The fights sucked in several officials, including President Museveni, and exposed inaction on claims of shoddy works.
Mr Museveni eventually instructed UEGCL to take over the supervision of the two projects and the ministry remains with the role of oversight. 
He also named former Electoral Commission boss Badru Kiggundu to lead the project steering committee to oversee the construction progress of the two dams.

UEGCL officials inspect the Karuma Hydropower Dam switch yard. 

Since 2016, several independent engineering audits have been undertaken to ascertain the quality of works on Karuma. They unraveled, among others, environmental, health and safety concerns for workers, quality control defects in the concrete mix designs and alignments of some of the tunnels.
“Our principle now is that whenever we encounter a challenge we do not move forward until that snag is fixed,” Ms Nankabirwa said, adding, “when I came here, I found a lot of issues/snags; on cabling for instance, where the contractor was just bundling them together and not going by specification. So, we said we are not going to rush for political commissioning. We decided that we have to go through several takes of technical commissioning until everything is satisfactory.”
Mr Byaruhanga revealed that during the subsequent years they have been fixing all the gaps identified.

In 2021, he said, the government team had engagements with Sinohydro and executives from Power China to address all technical glitches.
“It was agreed that the contractor starts addressing the issues raised. In terms of mechanical work, we have had to do replace about 80km of optical cables and 18km of fibre optics, which is a lot of work but we are now satisfied with what has been done. There were other issues with earthing, oil units, hydraulics, gate structures, among others, which have been addressed and additional remedial works are ongoing.”
Looking back at the last tumultuous years, Mr Byaruhanga said there is good progress registered.

“Back in 2018, the contractor had given the impression that he could continue with the commissioning of the dam and address the problems simultaneously but our view was that that would require extensive shutdown periods of the plant,” he added.
 “Generally, on the defects we look at three things; safety—you have an underground plant with electrical components, transformers, generators, and assuming there was a catastrophe there would be dire consequence but how do you deal with that?

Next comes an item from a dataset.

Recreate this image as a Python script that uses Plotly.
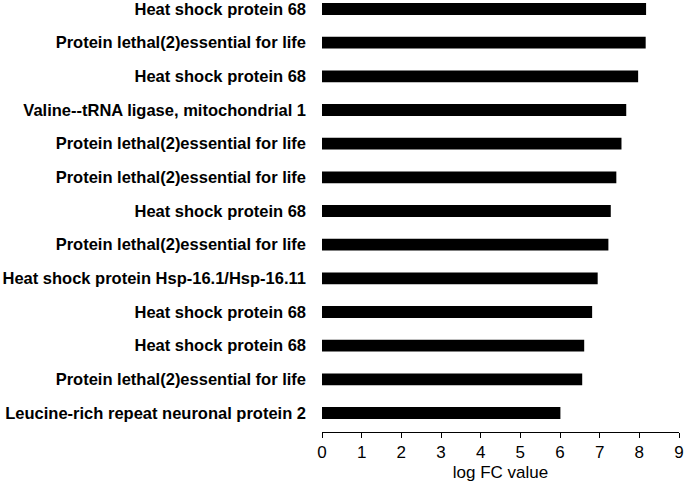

Second is operability—you are looking at the operation and maintenance phase; how easy is it to carry our preventive maintenance of the various sections with ease. 

If you don’t have ease, it means having lengthy shutdowns to allow repairs and each piece of work that would take an hour or so would take days and that is not efficient. The third consideration is preventing loss of generation revenue; each time the plant is shutdown you lose revenue and that affects the ability to pay back the loan,” he added.
The flooding incident in August on the Isimba dam after one of the radial gates malfunctioned thrust the supervisors, UEGCL and Ministry of Energy officials into the crosshairs after government borrowed colossal sums of money for the construction of Karuma and Isimba dams on stringent conditions that placed the country under debt bondage.
On a positive note, Uganda Electricity Transmission Company Ltd (UETCL) has completed works on all four power substations and transmission lines before the commissioning of the dam.

 Mr Michael Taremwa Kananura, the UETCL acting managing director said works on the Karuma, Kawanda, Olwiyo and Lira power substations are complete.
 “The moment Karuma Dam is ready to generate, we shall evacuate without delays because Karuma-Kawanda (400KV) and Karuma-Olwiyo (400KV) lines are complete. It is only the Karuma-Lira line that is not yet complete, we are remaining with 2.8km of stringing and which we are confident will be complete by December 15.”